Adele voleva compensare la profonda ferita causata dall’assenza del padre nella sua vita costruendo una famiglia sua, visto che non ne aveva avuta una. Voleva proteggere suo figlio dall’esperienza che lei stessa aveva vissuto. Non esserci riuscita, aver divorziato e “smantellato la vita di mio figlio per la mia” ha generato forti sensi di colpa e attacchi di panico.

Del panico si è parlato in questi giorni e voglio aggiungere qualcosa.

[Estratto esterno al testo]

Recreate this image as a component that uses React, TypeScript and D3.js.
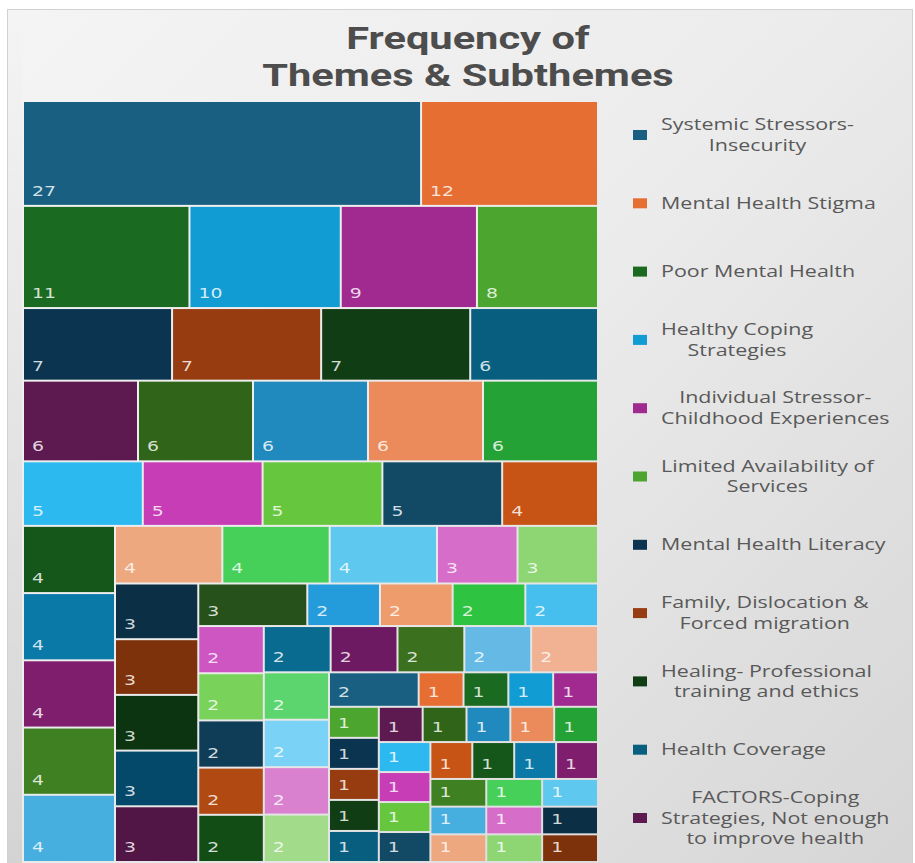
import { useMemo } from "react";
import * as d3 from "d3";

// counts per subtheme, in the order Power BI laid them out (largest first)
const values = [
  27, 12, 11, 10, 9, 8, 7, 7, 7, 6, 6, 6, 6, 6, 6, 5, 5, 5, 5, 4,
  4, 4, 4, 4, 4, 4, 4, 4, 3, 3, 3, 3, 3, 3, 3, 3, 2, 2, 2, 2,
  2, 2, 2, 2, 2, 2, 2, 2, 2, 2, 2, 2, 2, 2, 2, 1, 1, 1, 1, 1,
  1, 1, 1, 1, 1, 1, 1, 1, 1, 1, 1, 1, 1, 1, 1, 1, 1, 1, 1, 1,
  1, 1, 1, 1, 1, 1,
];

// legend entries that are visible (the rest of the legend is scrolled away)
const legendLabels = [
  ["Systemic Stressors-", "Insecurity"],
  ["Mental Health Stigma"],
  ["Poor Mental Health"],
  ["Healthy Coping", "Strategies"],
  ["Individual Stressor-", "Childhood Experiences"],
  ["Limited Availability of", "Services"],
  ["Mental Health Literacy"],
  ["Family, Dislocation &", "Forced migration"],
  ["Healing- Professional", "training and ethics"],
  ["Health Coverage"],
  ["FACTORS-Coping", "Strategies, Not enough", "to improve health"],
];

// report theme colours, used in sequence and repeated
const palette = [
  "#185f82", "#e66e33", "#1b6a22", "#119cd3", "#a02a8f", "#4ca52e",
  "#0b3450", "#963c10", "#113d14", "#075e7f", "#5c1a50", "#306418",
  "#208abe", "#eb8a5a", "#24a236", "#2bb9ef", "#c63db6", "#66c73f",
  "#124a66", "#c75414", "#15561a", "#0b79a7", "#7f1e6d", "#3f8022",
  "#47aee0", "#eea87f", "#46d05a", "#5ec8ef", "#d66dc8", "#8ed674",
  "#0b2f45", "#7e320c", "#0c3410", "#05496a", "#511546", "#27511a",
  "#249cdb", "#ef9c6d", "#2fc342", "#46bfef", "#cd56c3", "#79d35a",
  "#0f3d58", "#b04a12", "#124d16", "#0a6b91", "#6e1a63", "#3b701f",
  "#64bae5", "#f0b293", "#5dd56e", "#7ad3f6", "#d981cf", "#a2db8a",
];

const width = 915;
const height = 863;
const plot = { left: 24, top: 102, width: 573, height: 759 };
const SX = 1.3; // the screenshot is stretched sideways, so is the text
const CELL_ASPECT = 1.5; // Power BI prefers cells wider than tall

// squarify variant: strips judged by the shape of their last (smallest) cell,
// measured against a target aspect of CELL_ASPECT instead of 1
function tileWide(parent: any, x0: number, y0: number, x1: number, y1: number) {
  const nodes = parent.children;
  let value = parent.value;
  let i0 = 0;
  while (i0 < nodes.length) {
    const dx = x1 - x0;
    const dy = y1 - y0;
    const asRow = dx / CELL_ASPECT < dy;
    const score = (sum: number, v: number) => {
      const thick = (sum / value) * (asRow ? dy : dx);
      const along = (v / sum) * (asRow ? dx : dy);
      const w = asRow ? along : thick;
      const h = asRow ? thick : along;
      const a = w / CELL_ASPECT / h;
      return Math.max(a, 1 / a);
    };
    let sum = nodes[i0].value;
    let best = score(sum, sum);
    let i1 = i0 + 1;
    while (i1 < nodes.length) {
      const v = nodes[i1].value;
      const s = score(sum + v, v);
      if (s > best) break;
      best = s;
      sum += v;
      i1++;
    }
    const strip = { value: sum, children: nodes.slice(i0, i1) };
    const last = i1 >= nodes.length;
    if (asRow) {
      const yb = last ? y1 : y0 + (dy * sum) / value;
      d3.treemapDice(strip as any, x0, y0, x1, yb);
      y0 = yb;
    } else {
      const xb = last ? x1 : x0 + (dx * sum) / value;
      d3.treemapSlice(strip as any, x0, y0, xb, y1);
      x0 = xb;
    }
    value -= sum;
    i0 = i1;
  }
}

let ctx: CanvasRenderingContext2D | null = null;
const textWidth = (text: string, font: string) => {
  if (!ctx) ctx = document.createElement("canvas").getContext("2d");
  ctx!.font = font;
  return ctx!.measureText(text).width;
};

const legendFont = "16.5px 'Open Sans'";

const App = () => {
  const leaves = useMemo(() => {
    const data = { children: values.map((v, i) => ({ id: i, value: v })) };
    const root = d3
      .hierarchy<any>(data)
      .sum((d) => d.value || 0)
      .sort((a, b) => (b.value ?? 0) - (a.value ?? 0));
    d3.treemap<any>().tile(tileWide).size([plot.width, plot.height]).paddingInner(2)(root);
    return root.leaves() as d3.HierarchyRectangularNode<any>[];
  }, []);

  const legendY = d3.scaleLinear([0, legendLabels.length - 1], [135, 818]);
  const legendLeft = 661;
  const lineH = 20.5;

  return (
    <svg
      width={width}
      height={height}
      style={{ position: "absolute", left: 0, top: 0, display: "block" }}
    >
      <defs>
        <linearGradient id='panelBg' x1='0' y1='0' x2='1' y2='1'>
          <stop offset='0' stopColor='#f4f4f4' />
          <stop offset='0.45' stopColor='#ececec' />
          <stop offset='1' stopColor='#d5d5d5' />
        </linearGradient>
        <linearGradient id='leftShade' x1='0' y1='0' x2='0' y2='1'>
          <stop offset='0' stopColor='#000' stopOpacity='0' />
          <stop offset='1' stopColor='#000' stopOpacity='0.1' />
        </linearGradient>
      </defs>
      <rect width={width} height={height} fill='#fff' />
      <rect
        x={7.5}
        y={9.5}
        width={905}
        height={880}
        fill='url(#panelBg)'
        stroke='#d2d2d2'
      />
      <rect x={8} y={10} width={14} height={860} fill='url(#leftShade)' />

      <g fill='#4d4d4d' fontFamily='Roboto' fontWeight={700} fontSize={32} textAnchor='middle'>
        <text transform={`translate(468,49) scale(${SX},1)`}>Frequency of</text>
        <text transform={`translate(468,86) scale(${SX},1)`}>Themes &amp; Subthemes</text>
      </g>

      <g transform={`translate(${plot.left},${plot.top})`}>
        {leaves.map((d) => (
          <g key={d.data.id}>
            <rect
              x={d.x0}
              y={d.y0}
              width={d.x1 - d.x0}
              height={d.y1 - d.y0}
              fill={palette[d.data.id % palette.length]}
            />
            <text
              transform={`translate(${d.x0 + 8},${d.y1 - 9}) scale(${SX},1)`}
              fill='#fff'
              fillOpacity={0.82}
              fontFamily='DejaVu Sans'
              fontSize={14.5}
            >
              {d.value}
            </text>
          </g>
        ))}
      </g>

      <g fill='#595959' fontFamily='Open Sans' fontSize={16.5}>
        {legendLabels.map((lines, i) => {
          const cy = legendY(i);
          const maxW = d3.max(lines, (l) => textWidth(l, legendFont)) ?? 0;
          const cx = legendLeft + (maxW * SX) / 2;
          const first = cy - ((lines.length - 1) * lineH) / 2 + 5.5;
          return (
            <g key={i}>
              <rect x={633} y={cy - 5} width={14} height={10} fill={palette[i]} />
              {lines.map((l, j) => (
                <text
                  key={j}
                  textAnchor='middle'
                  transform={`translate(${cx},${first + j * lineH}) scale(${SX},1)`}
                >
                  {l}
                </text>
              ))}
            </g>
          );
        })}
      </g>
    </svg>
  );
};

export default App;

Se è vero che non ci sono segnali premonitori di un attacco di panico, che per definizione è inaspettato e imprevedibile, si può però cogliere un aumento dei fattori di rischio rispetto a esso. Fattori forse utili per la prevenzione o anche solo per rispondere alla domanda: perché un attacco di panico adesso? Perché ora e non prima, o dopo? Cos’è cambiato da altri momenti in cui si è verificato quello stesso segnale fisico che oggi scatena l’ansia intensa e innesca quel senso di allarme, di pericolo, di perdita di controllo?

Spesso, ricostruendo la storia delle persone, si ritrovano, come per Adele, cambiamenti importanti nelle relazioni significative. Non servono anni di terapia per ricostruire una storia di vita e/o i momenti di vita che precedono l’esordio di un sintomo, ma piuttosto un’indagine precisa, che ripercorra la strada a ritroso e raccolga le chiavi di lettura attraverso le quali la persona dà significato all’esperienza.